Arguably, while strides have been taken to increase diversity within the fashion industry, progress as it relates to age has been put on the backburner. Ageism is a term that describes discrimination based on a person’s age. As we live in a society that promotes narrow standards of beauty, ageism is perpetuated.
Story by Kennedy Williams
Women typically suffer from ageism due to unattainable, standards of beauty put forth by the media and fashion industry. As women age, they are often deemed less beautiful and worth of celebration. The notion of the “ideal” woman often excludes older women and is harmful to conceptions of femininity and beauty.
The fashion industry exalts a specific, often exclusionary, kind of beauty that revolves around youth. On the runway, models that have passed their mid-20s are rare. Fashion’s obsession with the newest and latest bleeds into the casting of young, often underaged, models. The use of young models has become so normalized that it’s newsworthy when “older” models such as Naomi Campbell appear on the catwalk. The presence of models in their 40s on the runway often signals conjures nostalgic feelings of when those models were in their so-called “prime,” both career-wise and age-wise.

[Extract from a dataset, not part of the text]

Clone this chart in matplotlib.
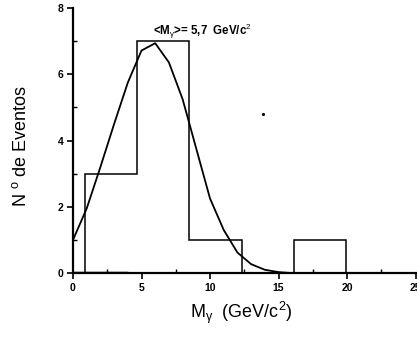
import matplotlib
matplotlib.use('Agg')
import matplotlib.pyplot as plt
from matplotlib.ticker import MultipleLocator

# histogram of events
bin_edges = [0.9, 4.7, 8.5, 12.3, 16.1, 19.9]
counts = [3, 7, 1, 0, 1]

# fitted curve
curve_x = [0, 1, 2, 3, 4, 5, 6, 7, 8, 9, 10, 11, 12, 13, 14, 15, 16, 22]
curve_y = [1.0, 1.95, 3.2, 4.5, 5.75, 6.72, 6.94, 6.36, 5.25, 3.75, 2.25,
           1.3, 0.62, 0.27, 0.1, 0.03, 0.0, 0.0]

mean_label = r'<M$_{\mathrm{\gamma}}$>= 5,7  GeV/c$^{2}$'

plt.rcParams['font.family'] = ['Liberation Sans', 'DejaVu Sans']
plt.rcParams['mathtext.fontset'] = 'custom'
plt.rcParams['mathtext.rm'] = 'Liberation Sans'
plt.rcParams['mathtext.it'] = 'Liberation Sans:italic'
plt.rcParams['mathtext.bf'] = 'Liberation Sans:bold'

fig = plt.figure(figsize=(4.17, 3.38), dpi=100)
ax = fig.add_axes([0.175, 0.192, 0.825, 0.784])

ax.stairs(counts, bin_edges, color='black', linewidth=1.1)
ax.plot(curve_x, curve_y, color='black', linewidth=1.3)
ax.plot([0, 3.9], [0, 0], color='black', linewidth=2.5)   # thick baseline piece
ax.plot([13.9], [4.8], 'k.', markersize=2.5)              # stray dot

ax.set_xlim(0, 25.1)
ax.set_ylim(0, 8)
ax.xaxis.set_major_locator(MultipleLocator(5))
ax.xaxis.set_minor_locator(MultipleLocator(2.5))
ax.yaxis.set_major_locator(MultipleLocator(2))
ax.yaxis.set_minor_locator(MultipleLocator(1))
ax.tick_params(which='major', direction='out', length=4, width=1.2,
               labelsize=7.5, pad=3)
ax.tick_params(which='minor', direction='in', length=3, width=1.0)
for lab in ax.get_xticklabels() + ax.get_yticklabels():
    lab.set_fontweight('bold')

for s in ('top', 'right'):
    ax.spines[s].set_visible(False)
for s in ('left', 'bottom'):
    ax.spines[s].set_linewidth(1.6)

ax.text(5.85, 7.3, mean_label, fontsize=8.3, fontweight='bold',
        ha='left', va='center')

ax.set_xlabel(r'M$_{\mathrm{\gamma}}$  (GeV/c$^{2}$)', fontsize=13)
ax.set_ylabel(r'N $^{\rm o}$ de Eventos', fontsize=13)
ax.xaxis.set_label_coords(0.49, -0.10)
ax.yaxis.set_label_coords(-0.125, 0.48)

fig.savefig('out.png', dpi=100)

Photos courtesy of Vogue Italia
Fashion’s promotion of youthful beauty is linked to cultural ideals. Beauty is intimately linked to youth. Today, as young girls grow up, they are often bombarded with ads promoting creams that allegedly help maintain their youthful looks and begin using anti-aging products earlier than previous generations. The fear of showing external signs of aging is deeply ingrained in society. For many, 30 has become the new 50, allowing a skewed representation of what it means to be “mature” to emerge. In an article discussing ageism, Janelle Okwodu, senior fashion news writer for Vogue, writes, “It isn’t uncommon for models in their 20s to serve as spokeswomen for anti-aging creams or for magazines to completely ignore the existence of older women in their editorials.” Recently, however, there has been a push toward increasing representation of older women on the pages of magazines.

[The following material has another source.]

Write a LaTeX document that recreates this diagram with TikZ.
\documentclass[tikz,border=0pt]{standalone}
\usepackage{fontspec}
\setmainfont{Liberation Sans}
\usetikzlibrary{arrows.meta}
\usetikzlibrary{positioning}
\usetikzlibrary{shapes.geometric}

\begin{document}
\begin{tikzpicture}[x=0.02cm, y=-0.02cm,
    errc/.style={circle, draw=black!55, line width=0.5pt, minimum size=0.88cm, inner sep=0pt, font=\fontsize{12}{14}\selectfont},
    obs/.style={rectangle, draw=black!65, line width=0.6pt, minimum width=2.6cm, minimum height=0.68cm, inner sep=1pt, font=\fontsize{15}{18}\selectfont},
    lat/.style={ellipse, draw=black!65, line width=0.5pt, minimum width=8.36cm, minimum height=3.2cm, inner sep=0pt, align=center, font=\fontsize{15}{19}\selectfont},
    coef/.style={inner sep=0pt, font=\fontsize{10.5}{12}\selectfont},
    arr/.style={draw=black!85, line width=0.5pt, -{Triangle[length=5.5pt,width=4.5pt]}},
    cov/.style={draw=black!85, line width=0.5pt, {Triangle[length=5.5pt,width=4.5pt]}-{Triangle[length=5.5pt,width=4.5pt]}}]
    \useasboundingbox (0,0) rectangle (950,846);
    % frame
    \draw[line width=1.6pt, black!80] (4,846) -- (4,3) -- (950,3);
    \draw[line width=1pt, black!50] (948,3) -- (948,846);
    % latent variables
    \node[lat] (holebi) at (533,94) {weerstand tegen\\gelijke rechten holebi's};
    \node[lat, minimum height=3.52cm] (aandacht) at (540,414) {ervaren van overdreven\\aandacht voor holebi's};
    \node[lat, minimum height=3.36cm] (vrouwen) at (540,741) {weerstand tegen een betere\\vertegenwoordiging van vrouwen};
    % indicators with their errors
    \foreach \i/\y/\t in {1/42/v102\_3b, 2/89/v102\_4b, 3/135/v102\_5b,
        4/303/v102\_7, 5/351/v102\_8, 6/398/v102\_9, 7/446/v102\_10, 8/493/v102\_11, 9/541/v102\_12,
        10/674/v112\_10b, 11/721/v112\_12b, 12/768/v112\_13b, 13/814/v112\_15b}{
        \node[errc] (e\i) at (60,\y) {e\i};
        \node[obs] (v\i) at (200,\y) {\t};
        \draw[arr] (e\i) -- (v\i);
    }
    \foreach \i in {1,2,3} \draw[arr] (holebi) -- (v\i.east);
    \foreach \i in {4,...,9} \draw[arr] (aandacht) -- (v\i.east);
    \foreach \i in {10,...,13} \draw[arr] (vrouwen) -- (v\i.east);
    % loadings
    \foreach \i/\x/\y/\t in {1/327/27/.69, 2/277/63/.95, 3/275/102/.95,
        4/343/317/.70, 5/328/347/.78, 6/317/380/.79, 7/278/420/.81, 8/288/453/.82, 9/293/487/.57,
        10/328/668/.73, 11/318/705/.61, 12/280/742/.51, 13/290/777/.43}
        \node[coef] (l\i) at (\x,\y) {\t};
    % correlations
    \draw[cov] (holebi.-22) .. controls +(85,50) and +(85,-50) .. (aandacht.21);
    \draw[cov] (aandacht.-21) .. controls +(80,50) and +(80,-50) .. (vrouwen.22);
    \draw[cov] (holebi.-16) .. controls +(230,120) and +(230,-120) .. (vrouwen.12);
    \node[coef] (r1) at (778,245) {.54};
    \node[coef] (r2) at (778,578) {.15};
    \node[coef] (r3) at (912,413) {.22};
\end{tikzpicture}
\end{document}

Vogue Italia’s October Issue has been deemed the “Timeless Issue” and features no women under the age of 60. At 73 years old, actress and model Lauren Hutton graces the cover, becoming the oldest woman to ever be on the cover of Vogue. In her cover story, Hutton says, “This is a cover that can change society because it shows a woman who is vibrant, attractive, who still laughs and who, for the first time, is a woman my age.” However, there is still work to be done. It will take more than one issue of a magazine to move the needle. Old age shouldn’t be just a trend. For some, it’s even a political statement.

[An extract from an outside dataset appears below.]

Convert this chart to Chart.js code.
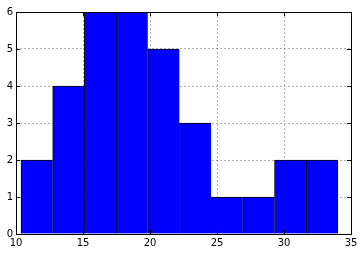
<!DOCTYPE html>
<html>
<head>
<meta charset="utf-8">
<script src="https://cdn.jsdelivr.net/npm/chart.js@4/dist/chart.umd.min.js"></script>
<style>
  html, body { margin: 0; padding: 0; background: #fff; }
  #wrap { width: 364px; height: 256px; }
</style>
</head>
<body>
<div id="wrap"><canvas id="myChart"></canvas></div>
<script>
// histogram bins
const binEdges = [10.37, 12.74, 15.1, 17.47, 19.83, 22.2, 24.56, 26.93, 29.29, 31.66, 34.02];
const counts = [2, 4, 6, 6, 5, 3, 1, 1, 2, 2];
const xTicks = [10, 15, 20, 25, 30, 35];
const yTicks = [0, 1, 2, 3, 4, 5, 6];

const barData = counts.map(function (c, i) {
  return { x: (binEdges[i] + binEdges[i + 1]) / 2, y: c };
});

// box round the plot and inward ticks on all four sides, like matplotlib classic
const framePlugin = {
  id: "frame",
  afterDraw(chart) {
    const ctx = chart.ctx;
    const a = chart.chartArea;
    const xs = chart.scales.x;
    const ys = chart.scales.y;
    ctx.save();
    ctx.strokeStyle = "#000";
    ctx.lineWidth = 1;
    ctx.beginPath();
    xTicks.forEach(function (v) {
      const px = Math.round(xs.getPixelForValue(v)) + 0.5;
      ctx.moveTo(px, a.bottom);
      ctx.lineTo(px, a.bottom - 4);
      ctx.moveTo(px, a.top);
      ctx.lineTo(px, a.top + 4);
    });
    yTicks.forEach(function (v) {
      const py = Math.round(ys.getPixelForValue(v)) + 0.5;
      ctx.moveTo(a.left, py);
      ctx.lineTo(a.left + 4, py);
      ctx.moveTo(a.right, py);
      ctx.lineTo(a.right - 4, py);
    });
    ctx.stroke();
    ctx.strokeRect(Math.round(a.left) + 0.5, Math.round(a.top) + 0.5,
      Math.round(a.right - a.left), Math.round(a.bottom - a.top));
    ctx.restore();
  },
};

const myChart = new Chart("myChart", {
  type: "bar",
  data: {
    datasets: [
      {
        data: barData,
        backgroundColor: "#0000ff",
        borderColor: "#000",
        borderSkipped: false,
        borderWidth: function (context) {
          const last = context.dataIndex === counts.length - 1;
          return { left: 1, top: 1, right: last ? 1 : 0, bottom: 0 };
        },
        barPercentage: 1,
        categoryPercentage: 1,
      },
    ],
  },
  options: {
    responsive: true,
    maintainAspectRatio: false,
    animation: false,
    layout: {
      padding: { left: 0, right: 13, top: 12, bottom: 0 },
    },
    font: { family: "DejaVu Sans", size: 10 },
    scales: {
      x: {
        type: "linear",
        min: 10,
        max: 35,
        offset: false,
        z: 1,
        afterFit: function (scale) {
          scale.height = 22;
        },
        afterBuildTicks: function (scale) {
          scale.ticks = xTicks.map(function (v) { return { value: v }; });
        },
        border: { display: false, dash: [2, 2] },
        grid: {
          offset: false,
          color: "rgba(0,0,0,0.3)",
          drawTicks: false,
        },
        ticks: {
          color: "#000",
          padding: 3,
          font: { family: "DejaVu Sans", size: 10 },
        },
      },
      y: {
        min: 0,
        max: 6,
        z: 1,
        afterFit: function (scale) {
          scale.width = 16;
        },
        afterBuildTicks: function (scale) {
          scale.ticks = yTicks.map(function (v) { return { value: v }; });
        },
        border: { display: false, dash: [2, 2] },
        grid: {
          color: "rgba(0,0,0,0.3)",
          drawTicks: false,
        },
        ticks: {
          color: "#000",
          padding: 3,
          font: { family: "DejaVu Sans", size: 10 },
        },
      },
    },
    plugins: {
      legend: { display: false },
      tooltip: { enabled: false },
    },
  },
  plugins: [framePlugin],
});
</script>
</body>
</html>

Photos courtesy of Vogue Italia
The fashion industry’s preoccupation with youth is quite ironic. While models and tastemakers begin to lose their appeal in their late 20s, older creatives are celebrated. The fashion industry is largely run by older people. Anna Wintour, esteemed editor of Vogue, is 67. Karl Lagerfeld, creative director of Chanel, is 87. Former editor-in-chief of Italian Vogue, Franca Sozzani, held her position at the magazine for 29 years before she passed away earlier this year at the age of 66. On one hand, the fashion industry praises the aesthetic qualities of the young, but on the other, it gives power to the mature.
Perhaps it is time to look to stylish older women such as Iris Apfel, who is still turning heads at 95, and 63-year-old Jo-Ani Johnson, to prove that aging does not mean a loss of grace, but a gaining of self-knowledge. It is time for more mature women to be at the forefront of modeling and tastemaking.